Task to complete:
Repeat each line of the material below exactly as it appears, minus any pictures.
## begin
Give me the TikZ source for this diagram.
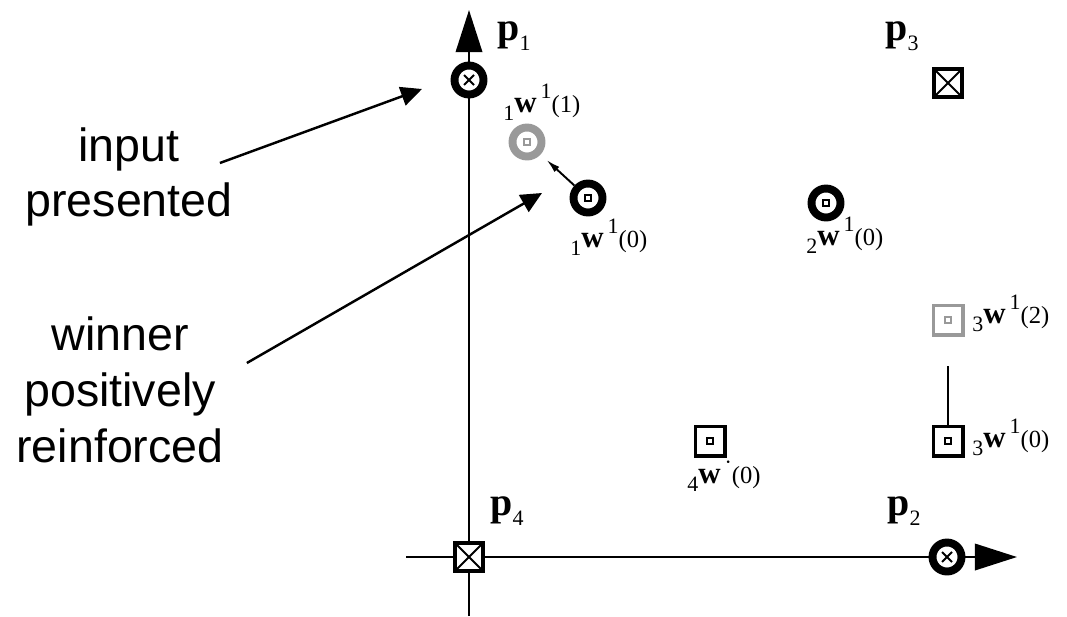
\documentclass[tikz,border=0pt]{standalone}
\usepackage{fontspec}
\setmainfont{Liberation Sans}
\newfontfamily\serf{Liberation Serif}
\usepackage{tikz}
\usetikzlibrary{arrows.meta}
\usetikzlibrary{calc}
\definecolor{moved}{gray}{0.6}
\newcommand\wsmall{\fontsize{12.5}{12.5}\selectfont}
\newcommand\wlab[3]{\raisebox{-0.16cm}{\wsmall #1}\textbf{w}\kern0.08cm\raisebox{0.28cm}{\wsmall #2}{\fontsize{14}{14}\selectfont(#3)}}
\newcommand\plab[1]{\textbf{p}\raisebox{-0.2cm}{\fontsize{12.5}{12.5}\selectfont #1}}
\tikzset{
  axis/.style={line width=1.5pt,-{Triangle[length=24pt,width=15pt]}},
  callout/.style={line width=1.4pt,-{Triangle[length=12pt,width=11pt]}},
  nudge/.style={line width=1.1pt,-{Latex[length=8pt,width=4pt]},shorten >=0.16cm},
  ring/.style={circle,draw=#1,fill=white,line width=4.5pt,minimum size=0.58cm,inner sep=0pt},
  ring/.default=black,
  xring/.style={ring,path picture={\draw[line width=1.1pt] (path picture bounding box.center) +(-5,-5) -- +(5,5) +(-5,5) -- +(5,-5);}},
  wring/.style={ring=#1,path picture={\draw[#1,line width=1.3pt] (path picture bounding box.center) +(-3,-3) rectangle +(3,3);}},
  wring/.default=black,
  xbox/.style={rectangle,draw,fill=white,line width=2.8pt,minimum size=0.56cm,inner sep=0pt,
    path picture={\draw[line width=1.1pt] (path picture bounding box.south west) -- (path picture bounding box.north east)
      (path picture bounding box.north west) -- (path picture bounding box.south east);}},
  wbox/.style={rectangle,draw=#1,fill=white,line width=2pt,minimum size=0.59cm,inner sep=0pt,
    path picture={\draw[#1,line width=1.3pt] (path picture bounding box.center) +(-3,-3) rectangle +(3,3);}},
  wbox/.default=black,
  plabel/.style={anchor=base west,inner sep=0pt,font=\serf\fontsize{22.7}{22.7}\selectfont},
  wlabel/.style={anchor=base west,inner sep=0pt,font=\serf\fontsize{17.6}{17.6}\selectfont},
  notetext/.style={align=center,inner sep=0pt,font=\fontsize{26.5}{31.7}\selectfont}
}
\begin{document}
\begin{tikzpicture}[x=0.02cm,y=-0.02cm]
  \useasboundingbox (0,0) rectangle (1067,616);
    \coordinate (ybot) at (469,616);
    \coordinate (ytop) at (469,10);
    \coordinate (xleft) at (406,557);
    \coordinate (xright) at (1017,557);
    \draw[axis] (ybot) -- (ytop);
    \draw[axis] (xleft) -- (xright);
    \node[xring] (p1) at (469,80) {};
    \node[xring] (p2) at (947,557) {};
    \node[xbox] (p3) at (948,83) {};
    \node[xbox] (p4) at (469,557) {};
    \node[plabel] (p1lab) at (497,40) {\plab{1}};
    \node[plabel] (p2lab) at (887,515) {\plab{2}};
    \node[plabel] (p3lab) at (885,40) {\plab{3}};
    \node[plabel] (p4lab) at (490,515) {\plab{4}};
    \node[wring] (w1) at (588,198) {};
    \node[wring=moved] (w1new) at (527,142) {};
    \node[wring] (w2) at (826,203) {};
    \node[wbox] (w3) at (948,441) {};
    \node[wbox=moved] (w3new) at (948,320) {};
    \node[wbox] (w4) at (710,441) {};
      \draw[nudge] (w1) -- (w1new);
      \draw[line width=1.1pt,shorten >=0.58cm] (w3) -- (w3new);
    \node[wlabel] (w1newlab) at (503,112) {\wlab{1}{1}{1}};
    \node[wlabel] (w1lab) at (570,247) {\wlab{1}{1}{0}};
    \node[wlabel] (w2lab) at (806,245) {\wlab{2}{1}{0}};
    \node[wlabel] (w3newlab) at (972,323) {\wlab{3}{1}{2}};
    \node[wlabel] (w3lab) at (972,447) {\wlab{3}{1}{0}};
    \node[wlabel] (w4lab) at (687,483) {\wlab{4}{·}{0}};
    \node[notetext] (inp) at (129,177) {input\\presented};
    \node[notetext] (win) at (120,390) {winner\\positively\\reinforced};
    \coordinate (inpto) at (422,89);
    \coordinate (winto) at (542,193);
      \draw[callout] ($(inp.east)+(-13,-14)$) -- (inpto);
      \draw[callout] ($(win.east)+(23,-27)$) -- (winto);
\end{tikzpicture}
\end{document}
## end
Solution below:
Give me the TikZ source for this diagram.
\documentclass[tikz,border=0pt]{standalone}
\usepackage{fontspec}
\setmainfont{Liberation Sans}
\newfontfamily\serf{Liberation Serif}
\usepackage{tikz}
\usetikzlibrary{arrows.meta}
\usetikzlibrary{calc}
\definecolor{moved}{gray}{0.6}
\newcommand\wsmall{\fontsize{12.5}{12.5}\selectfont}
\newcommand\wlab[3]{\raisebox{-0.16cm}{\wsmall #1}\textbf{w}\kern0.08cm\raisebox{0.28cm}{\wsmall #2}{\fontsize{14}{14}\selectfont(#3)}}
\newcommand\plab[1]{\textbf{p}\raisebox{-0.2cm}{\fontsize{12.5}{12.5}\selectfont #1}}
\tikzset{
  axis/.style={line width=1.5pt,-{Triangle[length=24pt,width=15pt]}},
  callout/.style={line width=1.4pt,-{Triangle[length=12pt,width=11pt]}},
  nudge/.style={line width=1.1pt,-{Latex[length=8pt,width=4pt]},shorten >=0.16cm},
  ring/.style={circle,draw=#1,fill=white,line width=4.5pt,minimum size=0.58cm,inner sep=0pt},
  ring/.default=black,
  xring/.style={ring,path picture={\draw[line width=1.1pt] (path picture bounding box.center) +(-5,-5) -- +(5,5) +(-5,5) -- +(5,-5);}},
  wring/.style={ring=#1,path picture={\draw[#1,line width=1.3pt] (path picture bounding box.center) +(-3,-3) rectangle +(3,3);}},
  wring/.default=black,
  xbox/.style={rectangle,draw,fill=white,line width=2.8pt,minimum size=0.56cm,inner sep=0pt,
    path picture={\draw[line width=1.1pt] (path picture bounding box.south west) -- (path picture bounding box.north east)
      (path picture bounding box.north west) -- (path picture bounding box.south east);}},
  wbox/.style={rectangle,draw=#1,fill=white,line width=2pt,minimum size=0.59cm,inner sep=0pt,
    path picture={\draw[#1,line width=1.3pt] (path picture bounding box.center) +(-3,-3) rectangle +(3,3);}},
  wbox/.default=black,
  plabel/.style={anchor=base west,inner sep=0pt,font=\serf\fontsize{22.7}{22.7}\selectfont},
  wlabel/.style={anchor=base west,inner sep=0pt,font=\serf\fontsize{17.6}{17.6}\selectfont},
  notetext/.style={align=center,inner sep=0pt,font=\fontsize{26.5}{31.7}\selectfont}
}
\begin{document}
\begin{tikzpicture}[x=0.02cm,y=-0.02cm]
  \useasboundingbox (0,0) rectangle (1067,616);
    \coordinate (ybot) at (469,616);
    \coordinate (ytop) at (469,10);
    \coordinate (xleft) at (406,557);
    \coordinate (xright) at (1017,557);
    \draw[axis] (ybot) -- (ytop);
    \draw[axis] (xleft) -- (xright);
    \node[xring] (p1) at (469,80) {};
    \node[xring] (p2) at (947,557) {};
    \node[xbox] (p3) at (948,83) {};
    \node[xbox] (p4) at (469,557) {};
    \node[plabel] (p1lab) at (497,40) {\plab{1}};
    \node[plabel] (p2lab) at (887,515) {\plab{2}};
    \node[plabel] (p3lab) at (885,40) {\plab{3}};
    \node[plabel] (p4lab) at (490,515) {\plab{4}};
    \node[wring] (w1) at (588,198) {};
    \node[wring=moved] (w1new) at (527,142) {};
    \node[wring] (w2) at (826,203) {};
    \node[wbox] (w3) at (948,441) {};
    \node[wbox=moved] (w3new) at (948,320) {};
    \node[wbox] (w4) at (710,441) {};
      \draw[nudge] (w1) -- (w1new);
      \draw[line width=1.1pt,shorten >=0.58cm] (w3) -- (w3new);
    \node[wlabel] (w1newlab) at (503,112) {\wlab{1}{1}{1}};
    \node[wlabel] (w1lab) at (570,247) {\wlab{1}{1}{0}};
    \node[wlabel] (w2lab) at (806,245) {\wlab{2}{1}{0}};
    \node[wlabel] (w3newlab) at (972,323) {\wlab{3}{1}{2}};
    \node[wlabel] (w3lab) at (972,447) {\wlab{3}{1}{0}};
    \node[wlabel] (w4lab) at (687,483) {\wlab{4}{·}{0}};
    \node[notetext] (inp) at (129,177) {input\\presented};
    \node[notetext] (win) at (120,390) {winner\\positively\\reinforced};
    \coordinate (inpto) at (422,89);
    \coordinate (winto) at (542,193);
      \draw[callout] ($(inp.east)+(-13,-14)$) -- (inpto);
      \draw[callout] ($(win.east)+(23,-27)$) -- (winto);
\end{tikzpicture}
\end{document}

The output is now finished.